Summer came and went with nothing remarkable happening - a blessing with two people recovering from surgerys in one house. I still had ups and downs with getting medications straightened out.
Spinning and weaving took a back seat for awhile as my energy level was so low at times, but my dear friend, Melanie took on the challenge to get me back to weaving again. We both have been working on tea towels with Mel being much more prolific than I. I'll catch up just as soon as I get a few more meds on board to get me back to having more energy. (I'm turning into my mother who was known for falling asleep in her chair in front of the TV before 7:30 pm. I find myself "missing" some parts of programs once and awhile.)
Slowly, spinning, knitting and weaving are coming back. I have definitely found out places in my hands where arthritis has been hiding. I know and heartily believe it's harder to hit a moving target, so I try to keep going (very slowly at times) doing things.
Hopefully, you'll see more posts and updates on the sheep here this year. I have to confess that Facebook has been a faster way to get word out on sales and farm-happenings than sitting and blogging. Yes...I succumbed to the siren songs of FB and Google+. Hit with the "Instant Gratification Bug", the blog has suffered because of it. I am not a person who stays in one position too long, so some days I just check a few things and get back to other endeavors rather than sit at a computer. I have noticed the same trend in friends. We'd all rather be "doing" things than sitting. There are days when I feel computers are Black Holes, sucking up time that one never sees again, with nothing tangible to hold for the doing so. Definitely not like a sock or a tea towel...or a snuggle with a loved one.

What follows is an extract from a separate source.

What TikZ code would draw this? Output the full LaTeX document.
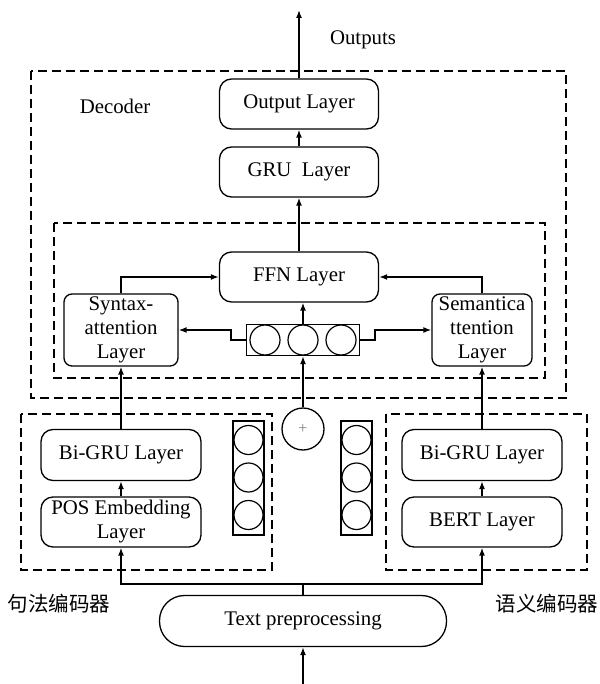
\documentclass[tikz,border=0pt]{standalone}
\usepackage{fontspec}
\setmainfont{Liberation Serif}
\newfontfamily\cjk{Noto Sans CJK SC}
\usetikzlibrary{arrows.meta,positioning}
\tikzset{
  layer/.style={draw, line width=1.3pt, rounded corners=12pt, align=center,
    minimum width=159pt, minimum height=50pt, inner sep=1pt},
  attn/.style={draw, line width=1.3pt, rounded corners=8pt, align=center,
    minimum height=72pt, inner sep=0pt},
  group/.style={draw, line width=1.4pt, dash pattern=on 9pt off 5pt},
  arr/.style={line width=1.5pt, -{Latex[length=8pt,width=6pt]}},
  link/.style={line width=1.5pt},
  cell/.style={draw, line width=1.2pt},
  lbl/.style={inner sep=0pt},
}
\begin{document}
\begin{tikzpicture}[x=1pt, y=-1pt, font=\fontsize{20.8}{24}\selectfont]
\useasboundingbox (0,0) rectangle (599,684);
\fill[white] (0,0) rectangle (599,684);

% dashed frames: decoder, fusion block, two encoders
\draw[group] (31,71) rectangle (566,398);
\draw[group] (54,223) rectangle (545,378);
\draw[group] (21,414) rectangle (272,570);
\draw[group] (386,414) rectangle (587,570);

% decoder stack
\node[layer] (outl) at (299,104) {Output Layer};
\node[layer] (gru)  at (299,172) {GRU\ \ Layer};
\node[layer] (ffn)  at (299,277) {FFN Layer};
\node[attn, minimum width=114pt] (syn) at (121,330) {Syntax-\\attention\\Layer};
\node[attn, minimum width=100pt] (sem) at (482,330) {Semantica\\ttention\\Layer};

% horizontal vector of three cells
\node[draw, line width=1.3pt, minimum width=113pt, minimum height=31pt, inner sep=0pt] (cbox) at (303,340) {};
\foreach \cx in {265,303,341} \draw[cell] (\cx,340) circle (15);

% sum node
\node[draw, circle, line width=1.3pt, minimum size=42pt, inner sep=0pt] (plus) at (303,429) {};
\node[text=gray, font=\fontsize{16}{16}\selectfont] at (plus.center) {+};

% encoders
\node[layer, minimum width=160pt, minimum height=51pt] (lgru) at (121,455) {Bi-GRU Layer};
\node[layer, minimum width=160pt] (pos) at (121,522) {POS Embedding\\Layer};
\node[layer, minimum width=160pt, minimum height=51pt] (rgru) at (482,455) {Bi-GRU Layer};
\node[layer, minimum width=160pt] (bert) at (482,522) {BERT Layer};

% vertical vectors of three cells
\node[draw, line width=1.3pt, minimum width=31pt, minimum height=114pt, inner sep=0pt] (lcol) at (248.5,478) {};
\node[draw, line width=1.3pt, minimum width=31pt, minimum height=114pt, inner sep=0pt] (rcol) at (356.5,478) {};
\foreach \cy in {440,477.5,515} {
  \draw[cell] (248.5,\cy) circle (14.5);
  \draw[cell] (356.5,\cy) circle (14.5);
}

% preprocessing
\node[draw, line width=1.3pt, rounded corners=25pt, minimum width=287pt, minimum height=51pt] (tp) at (303,621) {Text preprocessing};

% labels
\node[lbl] (outs) at (363,40) {Outputs};
\node[lbl] (dec) at (115,106) {Decoder};
\node[lbl, font=\cjk\fontsize{20.5}{20.5}\selectfont] (synlbl) at (59,604) {句法编码器};
\node[lbl, font=\cjk\fontsize{20.5}{20.5}\selectfont] (semlbl) at (547,604) {语义编码器};

% connectors
\coordinate (outtip) at (299,10);
\coordinate (trunk) at (303,584);
\coordinate (inp) at (303,684);
\draw[arr] (outl.north) -- (outtip);
\draw[arr] (gru.north) -- (outl.south);
\draw[arr] (ffn.north) -- (gru.south);
\draw[arr] (syn.north) |- (ffn.west);
\draw[arr] (sem.north) |- (ffn.east);
\draw[arr] (cbox.north) -- (cbox.north |- ffn.south);
\draw[arr] (cbox.west) -- ++(-15,0) |- (syn.east);
\draw[arr] (cbox.east) -- ++(15,0) |- (sem.west);
\draw[arr] (plus.north) -- (cbox.south);
\draw[arr] (lgru.north) -- (syn.south);
\draw[arr] (rgru.north) -- (sem.south);
\draw[arr] (pos.north) -- (lgru.south);
\draw[arr] (bert.north) -- (rgru.south);
\draw[link] (tp.north) -- (trunk);
\draw[arr] (trunk) -| (pos.south);
\draw[arr] (trunk) -| (bert.south);
\draw[arr] (inp) -- (tp.south);
\end{tikzpicture}
\end{document}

So, that's what's been going on here. Life. Just like everyone else. We all know how each of us has been effected by the economy and dealings of Wall Street and demon banks. Most of the people we know hang in there, day-to-day, putting one foot in front of the other and getting through and getting by. My grandmother's advice was how I was brought up and I use it still:
Use it up, 
Wear it out.
Make it do,
or do without.

I think anyone raised by someone who grew up in the Great Depression has heard that ditty. And it has come full circle to new generations. Not a bad thing at all.

Happy New Year to all of you! And for you hand spinners...make sure your bobbins are empty and drivebands dropped on New Year's Eve for luck in the coming year!                                              

Saturday, December 31, 2011

Happy Ewe Year!

Happy, happy Ewe Year to each and every one of you!

We're hoping time and constraints will allow a bit more blogging in the coming year for us! One of the plans is a "Tale of Two Fleeces", following the processing of two ewenique raw North Ronaldsay fleeces from Orkney, as well as many other projects we hope to get into!

May this next year be happy, healthy, and prosperous to everyone!